What to produce: Return the lines below that carry the word "produces".
-- Start of Extracted data --
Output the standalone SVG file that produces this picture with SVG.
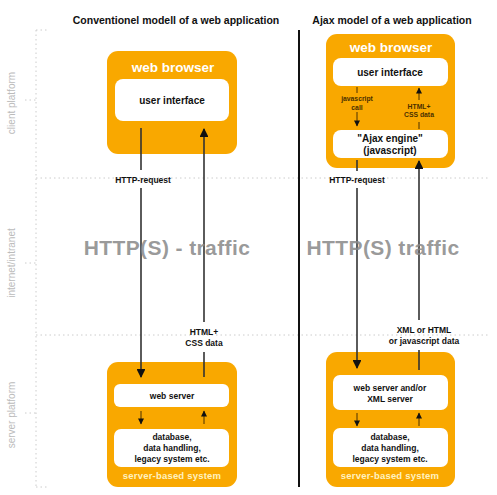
<svg xmlns="http://www.w3.org/2000/svg" width="497" height="495" viewBox="0 0 497 495">
<defs>
<style>
text{font-family:"Liberation Sans",Arial,sans-serif;text-anchor:middle}
.title{font-size:10.5px;font-weight:bold;fill:#111}
.box{fill:#f9a800}
.inner{fill:#fff}
.head{font-size:13.5px;font-weight:bold;fill:#fff}
.lbl{font-size:10px;font-weight:bold;fill:#111}
.sm{font-size:8.5px;font-weight:bold;fill:#111}
.tiny{font-size:6.8px;font-weight:bold;fill:#4a3000}
.sys{font-size:9.5px;font-weight:bold;fill:#fff2c0;letter-spacing:0.2px}
.big{font-size:21px;font-weight:bold;fill:#888;fill-opacity:0.85;letter-spacing:0.4px}
.side{font-size:10px;fill:#bbb}
.dot{stroke:#ccc;stroke-width:1;stroke-dasharray:1.5 3;fill:none}
.ln{stroke:#333;stroke-width:1.6;fill:none}
.sl{stroke:#4a3000;stroke-width:1;fill:none}
</style>
<marker id="ah" viewBox="0 0 10 10" refX="9" refY="5" markerWidth="6.5" markerHeight="5.5" orient="auto" markerUnits="strokeWidth"><path d="M0,0 L10,5 L0,10 z" fill="#111"/></marker>
<marker id="as" viewBox="0 0 10 10" refX="9" refY="5" markerWidth="7" markerHeight="6" orient="auto" markerUnits="strokeWidth"><path d="M0,0 L10,5 L0,10 z" fill="#111"/></marker>
</defs>
<rect width="497" height="495" fill="#fff"/>
<g id="grid">
<path class="dot" d="M36,30 V487 M36,30 H48 M36,487 H48 M36,178 H490 M36,335 H490 M25,100 H36 M25,263 H36 M25,413 H36"/>
<text class="side" transform="translate(15,103) rotate(-90)">client platform</text>
<text class="side" transform="translate(15,263) rotate(-90)">internet/intranet</text>
<text class="side" transform="translate(15,415) rotate(-90)">server platform</text>
<line x1="299" y1="30" x2="299" y2="487" stroke="#111" stroke-width="2"/>
</g>
<text class="title" x="176" y="24">Conventionel modell of a web application</text>
<text class="title" x="392" y="24">Ajax model of a web application</text>
<g id="left-browser">
<rect class="box" x="107" y="51" width="130" height="103" rx="11"/>
<text class="head" x="173" y="72">web browser</text>
<rect class="inner" x="115" y="79" width="114" height="42" rx="8"/>
<text class="lbl" x="172" y="104">user interface</text>
</g>
<g id="left-server">
<rect class="box" x="107" y="362" width="130" height="125" rx="11"/>
<rect class="inner" x="114" y="384" width="115" height="23" rx="6"/>
<text class="sm" x="172" y="399">web server</text>
<rect class="inner" x="114" y="429" width="115" height="38" rx="7"/>
<text class="sm" x="172" y="440">database,</text>
<text class="sm" x="172" y="451">data handling,</text>
<text class="sm" x="172" y="462">legacy system etc.</text>
<text class="sys" x="172" y="479">server-based system</text>
</g>
<g id="right-browser">
<rect class="box" x="326" y="34" width="129" height="134" rx="11"/>
<text class="head" x="391" y="52">web browser</text>
<rect class="inner" x="333" y="58" width="115" height="28" rx="8"/>
<text class="lbl" x="390" y="76">user interface</text>
<rect class="inner" x="333" y="130" width="115" height="28" rx="8"/>
<text class="lbl" x="390" y="142">"Ajax engine"</text>
<text class="lbl" x="390" y="154">(javascript)</text>
<text class="tiny" x="357" y="101">javascript</text>
<text class="tiny" x="357" y="110">call</text>
<text class="tiny" x="419" y="109">HTML+</text>
<text class="tiny" x="419" y="117">CSS data</text>
</g>
<g id="right-server">
<rect class="box" x="326" y="352" width="129" height="135" rx="11"/>
<rect class="inner" x="333" y="375" width="115" height="35" rx="7"/>
<text class="sm" x="390" y="391">web server and/or</text>
<text class="sm" x="390" y="402">XML server</text>
<rect class="inner" x="333" y="428" width="115" height="39" rx="7"/>
<text class="sm" x="390" y="440">database,</text>
<text class="sm" x="390" y="451">data handling,</text>
<text class="sm" x="390" y="462">legacy system etc.</text>
<text class="sys" x="390" y="479">server-based system</text>
</g>
<g id="connectors">
<path class="ln" d="M141,128 V170"/>
<path class="ln" d="M141,188 V377" marker-end="url(#ah)"/>
<path class="ln" d="M204,377 V352"/>
<path class="ln" d="M204,322 V129" marker-end="url(#ah)"/>
<path class="sl" d="M141,411 V424" marker-end="url(#as)"/>
<path class="sl" d="M204,424 V411" marker-end="url(#as)"/>
<path class="ln" d="M357,160 V171"/>
<path class="ln" d="M357,188 V368" marker-end="url(#ah)"/>
<path class="ln" d="M419,370 V350"/>
<path class="ln" d="M419,320 V161" marker-end="url(#ah)"/>
<path class="sl" d="M357,87 V93"/>
<path class="sl" d="M357,112 V126" marker-end="url(#as)"/>
<path class="sl" d="M419,100 V88" marker-end="url(#as)"/>
<path class="sl" d="M419,122 V129"/>
<path class="sl" d="M357,413 V426" marker-end="url(#as)"/>
<path class="sl" d="M419,426 V413" marker-end="url(#as)"/>
</g>
<g id="labels">
<text class="sm" x="143" y="183">HTTP-request</text>
<text class="sm" x="204" y="335">HTML+</text>
<text class="sm" x="204" y="346">CSS data</text>
<text class="sm" x="357" y="183">HTTP-request</text>
<text class="sm" x="424" y="333">XML or HTML</text>
<text class="sm" x="424" y="344">or javascript data</text>
<text class="big" x="167" y="255">HTTP(S) - traffic</text>
<text class="big" x="383" y="255">HTTP(S) traffic</text>
</g>
</svg>
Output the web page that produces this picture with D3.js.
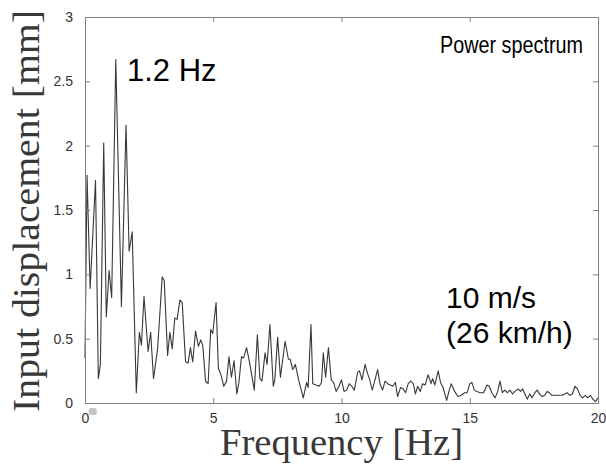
<!DOCTYPE html>
<html><head><meta charset="utf-8">
<script src="https://cdn.jsdelivr.net/npm/d3@7"></script>
<style>html,body{margin:0;padding:0;background:#fff;}svg{display:block;}</style>
</head><body>
<svg id="chart" width="606" height="470"></svg>
<script>
const freq = [0.0,0.08,0.2,0.41,0.52,0.6,0.73,0.83,0.94,1.04,1.2,1.42,1.6,1.72,1.84,2.0,2.12,2.2,2.3,2.46,2.56,2.67,2.83,3.01,3.09,3.22,3.31,3.4,3.5,3.59,3.7,3.79,3.92,4.02,4.11,4.2,4.31,4.42,4.51,4.59,4.7,4.8,4.9,4.98,5.11,5.2,5.3,5.41,5.52,5.61,5.71,5.81,5.92,6.0,6.1,6.18,6.3,6.42,6.6,6.72,6.82,6.9,7.02,7.1,7.21,7.34,7.4,7.51,7.62,7.8,7.93,8.0,8.1,8.2,8.34,8.51,8.64,8.7,8.81,8.88,9.0,9.13,9.22,9.29,9.38,9.49,9.6,9.69,9.79,9.9,10.0,10.1,10.2,10.3,10.4,10.5,10.63,10.7,10.8,10.92,11.0,11.1,11.2,11.33,11.41,11.5,11.6,11.7,11.8,11.9,12.0,12.1,12.19,12.3,12.4,12.5,12.6,12.7,12.8,12.88,12.97,13.07,13.16,13.26,13.38,13.49,13.55,13.64,13.77,13.86,13.96,14.1,14.2,14.28,14.41,14.54,14.67,14.8,14.9,15.0,15.08,15.18,15.28,15.41,15.54,15.67,15.76,15.86,15.99,16.09,16.18,16.27,16.37,16.46,16.57,16.67,16.76,16.89,16.98,17.06,17.15,17.24,17.34,17.43,17.54,17.63,17.72,17.83,17.92,18.02,18.1,18.2,18.3,18.4,18.5,18.6,18.7,18.8,18.9,19.0,19.1,19.2,19.3,19.4,19.5,19.6,19.7,19.8,19.9,20.0];
const displacement = [0.35,1.77,0.89,1.73,0.19,0.3,2.02,0.67,1.03,0.82,2.67,0.75,2.16,1.18,1.33,0.08,0.55,0.45,0.83,0.40,0.55,0.19,0.42,0.98,0.95,0.37,0.55,0.42,0.66,0.65,0.80,0.78,0.32,0.31,0.43,0.32,0.56,0.44,0.49,0.45,0.17,0.15,0.57,0.54,0.78,0.27,0.22,0.13,0.17,0.36,0.2,0.33,0.07,0.16,0.36,0.35,0.43,0.31,0.10,0.53,0.19,0.17,0.39,0.30,0.61,0.13,0.18,0.51,0.20,0.48,0.34,0.34,0.26,0.3,0.17,0.04,0.16,0.12,0.61,0.15,0.14,0.13,0.16,0.39,0.2,0.43,0.18,0.16,0.09,0.13,0.18,0.09,0.1,0.15,0.13,0.10,0.24,0.25,0.18,0.30,0.24,0.18,0.10,0.2,0.26,0.15,0.10,0.17,0.15,0.14,0.13,0.16,0.05,0.12,0.11,0.08,0.15,0.17,0.15,0.07,0.13,0.09,0.15,0.14,0.22,0.15,0.19,0.14,0.25,0.16,0.12,0.02,0.1,0.15,0.09,0.05,0.06,0.08,0.08,0.15,0.16,0.1,0.09,0.08,0.08,0.14,0.13,0.08,0.04,0.09,0.17,0.08,0.10,0.08,0.1,0.07,0.09,0.11,0.09,0.11,0.07,0.03,0.07,0.04,0.08,0.10,0.07,0.05,0.06,0.09,0.08,0.06,0.06,0.06,0.06,0.06,0.07,0.08,0.06,0.07,0.13,0.11,0.06,0.04,0.06,0.04,0.06,0.03,0.01,0.04];
const xTicks = [0,5,10,15,20];
const yTicks = [0,0.5,1,1.5,2,2.5,3];
const xLabel = "Frequency [Hz]";
const yLabel = "Input displacement [mm]";
const annotations = ["Power spectrum","1.2 Hz","10 m/s","(26 km/h)"];

const svg = d3.select("#chart");
const L=85, R=598, T=17, B=403;
const x = d3.scaleLinear().domain([0,20]).range([L,R]);
const y = d3.scaleLinear().domain([0,3]).range([B,T]);
const axisColor = "#808080";
const tickFont = "'Liberation Sans', Arial, sans-serif";

// line
const data = freq.map((f,i)=>({f, v: displacement[i]}));
svg.append("path").datum(data)
  .attr("fill","none").attr("stroke","#383838").attr("stroke-width",1.1).attr("stroke-linejoin","round")
  .attr("d", d3.line().x(d=>x(d.f)).y(d=>y(d.v)));

// axes (inward ticks, mirrored)
function styleAxis(g){
  g.select(".domain").attr("stroke",axisColor).attr("stroke-width",1);
  g.selectAll(".tick line").attr("stroke",axisColor);
  g.selectAll(".tick text").attr("fill","#333").attr("font-family",tickFont).attr("font-size",14);
}
svg.append("g").attr("transform",`translate(0,${B})`)
  .call(d3.axisBottom(x).tickValues(xTicks).tickFormat(d3.format("d")).tickSizeInner(-5).tickSizeOuter(0).tickPadding(10))
  .call(styleAxis);
svg.append("g").attr("transform",`translate(0,${T})`)
  .call(d3.axisTop(x).tickValues(xTicks).tickFormat("").tickSizeInner(-5).tickSizeOuter(0))
  .call(styleAxis);
svg.append("g").attr("transform",`translate(${L},0)`)
  .call(d3.axisLeft(y).tickValues(yTicks).tickFormat(d3.format("~g")).tickSizeInner(-5).tickSizeOuter(0).tickPadding(12))
  .call(styleAxis);
svg.append("g").attr("transform",`translate(${R},0)`)
  .call(d3.axisRight(y).tickValues(yTicks).tickFormat("").tickSizeInner(-5).tickSizeOuter(0))
  .call(styleAxis);

// small gray marker below origin
svg.append("rect").attr("x",x(0.3)-4).attr("y",B+5).attr("width",8).attr("height",7).attr("rx",2)
  .attr("fill","#c4c4c4");

// axis labels
const serif = "'Liberation Serif', 'Times New Roman', serif";
svg.append("text").attr("x",(L+R)/2).attr("y",455).attr("text-anchor","middle")
  .attr("font-family",serif).attr("font-size",37).attr("fill","#383838")
  .attr("textLength",243).attr("lengthAdjust","spacingAndGlyphs").text(xLabel);
svg.append("text").attr("transform",`translate(39,${(T+B)/2+1}) rotate(-90)`).attr("text-anchor","middle")
  .attr("font-family",serif).attr("font-size",38.5).attr("fill","#383838")
  .attr("textLength",402).attr("lengthAdjust","spacingAndGlyphs").text(yLabel);

// annotations
const sans = "'Liberation Sans', Arial, sans-serif";
svg.append("text").attr("x",440).attr("y",53).attr("font-family",sans).attr("font-size",23).attr("fill","#000")
  .attr("textLength",143).attr("lengthAdjust","spacingAndGlyphs").text(annotations[0]);
svg.append("text").attr("x",127).attr("y",81).attr("font-family",sans).attr("font-size",31).attr("fill","#000").text(annotations[1]);
svg.append("text").attr("x",446).attr("y",308).attr("font-family",sans).attr("font-size",30).attr("fill","#000").text(annotations[2]);
svg.append("text").attr("x",446).attr("y",343).attr("font-family",sans).attr("font-size",30).attr("fill","#000").text(annotations[3]);
</script>
</body></html>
-- End of Extracted data --
In response:
Output the standalone SVG file that produces this picture with SVG.
Output the web page that produces this picture with D3.js.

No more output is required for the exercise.